Reproduce the listing below character for character; drop every image.

• **Dataset section**
________

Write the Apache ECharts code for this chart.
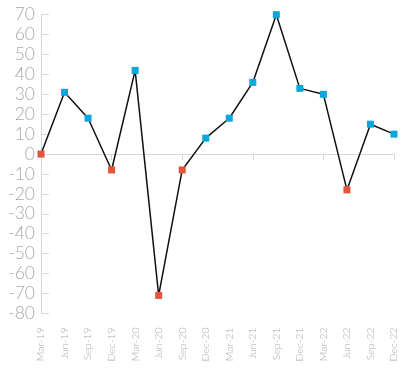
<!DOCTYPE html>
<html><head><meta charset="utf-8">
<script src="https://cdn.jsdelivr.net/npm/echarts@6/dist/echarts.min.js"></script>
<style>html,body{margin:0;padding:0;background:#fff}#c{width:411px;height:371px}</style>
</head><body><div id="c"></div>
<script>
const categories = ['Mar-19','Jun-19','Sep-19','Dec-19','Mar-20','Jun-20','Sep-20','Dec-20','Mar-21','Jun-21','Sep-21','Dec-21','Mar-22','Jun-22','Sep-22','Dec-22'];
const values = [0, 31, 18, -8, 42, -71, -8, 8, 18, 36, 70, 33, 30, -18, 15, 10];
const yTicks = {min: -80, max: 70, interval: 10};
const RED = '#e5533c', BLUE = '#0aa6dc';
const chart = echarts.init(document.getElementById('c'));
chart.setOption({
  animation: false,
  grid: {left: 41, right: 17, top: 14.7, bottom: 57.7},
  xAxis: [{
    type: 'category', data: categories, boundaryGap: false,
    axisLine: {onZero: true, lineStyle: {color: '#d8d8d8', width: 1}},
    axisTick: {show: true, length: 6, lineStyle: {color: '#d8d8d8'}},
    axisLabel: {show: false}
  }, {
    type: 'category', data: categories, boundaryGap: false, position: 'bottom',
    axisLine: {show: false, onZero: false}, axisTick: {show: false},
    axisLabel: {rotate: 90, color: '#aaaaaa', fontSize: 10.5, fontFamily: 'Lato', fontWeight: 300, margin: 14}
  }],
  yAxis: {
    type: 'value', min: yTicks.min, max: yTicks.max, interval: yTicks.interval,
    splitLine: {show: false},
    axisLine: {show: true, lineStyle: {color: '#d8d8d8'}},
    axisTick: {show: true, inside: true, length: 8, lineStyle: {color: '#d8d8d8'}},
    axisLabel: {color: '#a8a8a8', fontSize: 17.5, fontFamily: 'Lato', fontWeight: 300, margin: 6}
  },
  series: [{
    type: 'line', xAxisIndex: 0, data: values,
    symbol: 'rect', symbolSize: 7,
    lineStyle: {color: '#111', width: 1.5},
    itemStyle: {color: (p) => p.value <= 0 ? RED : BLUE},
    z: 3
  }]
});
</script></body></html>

________

• **Complete output**
Write the Apache ECharts code for this chart.
<!DOCTYPE html>
<html><head><meta charset="utf-8">
<script src="https://cdn.jsdelivr.net/npm/echarts@6/dist/echarts.min.js"></script>
<style>html,body{margin:0;padding:0;background:#fff}#c{width:411px;height:371px}</style>
</head><body><div id="c"></div>
<script>
const categories = ['Mar-19','Jun-19','Sep-19','Dec-19','Mar-20','Jun-20','Sep-20','Dec-20','Mar-21','Jun-21','Sep-21','Dec-21','Mar-22','Jun-22','Sep-22','Dec-22'];
const values = [0, 31, 18, -8, 42, -71, -8, 8, 18, 36, 70, 33, 30, -18, 15, 10];
const yTicks = {min: -80, max: 70, interval: 10};
const RED = '#e5533c', BLUE = '#0aa6dc';
const chart = echarts.init(document.getElementById('c'));
chart.setOption({
  animation: false,
  grid: {left: 41, right: 17, top: 14.7, bottom: 57.7},
  xAxis: [{
    type: 'category', data: categories, boundaryGap: false,
    axisLine: {onZero: true, lineStyle: {color: '#d8d8d8', width: 1}},
    axisTick: {show: true, length: 6, lineStyle: {color: '#d8d8d8'}},
    axisLabel: {show: false}
  }, {
    type: 'category', data: categories, boundaryGap: false, position: 'bottom',
    axisLine: {show: false, onZero: false}, axisTick: {show: false},
    axisLabel: {rotate: 90, color: '#aaaaaa', fontSize: 10.5, fontFamily: 'Lato', fontWeight: 300, margin: 14}
  }],
  yAxis: {
    type: 'value', min: yTicks.min, max: yTicks.max, interval: yTicks.interval,
    splitLine: {show: false},
    axisLine: {show: true, lineStyle: {color: '#d8d8d8'}},
    axisTick: {show: true, inside: true, length: 8, lineStyle: {color: '#d8d8d8'}},
    axisLabel: {color: '#a8a8a8', fontSize: 17.5, fontFamily: 'Lato', fontWeight: 300, margin: 6}
  },
  series: [{
    type: 'line', xAxisIndex: 0, data: values,
    symbol: 'rect', symbolSize: 7,
    lineStyle: {color: '#111', width: 1.5},
    itemStyle: {color: (p) => p.value <= 0 ? RED : BLUE},
    z: 3
  }]
});
</script></body></html>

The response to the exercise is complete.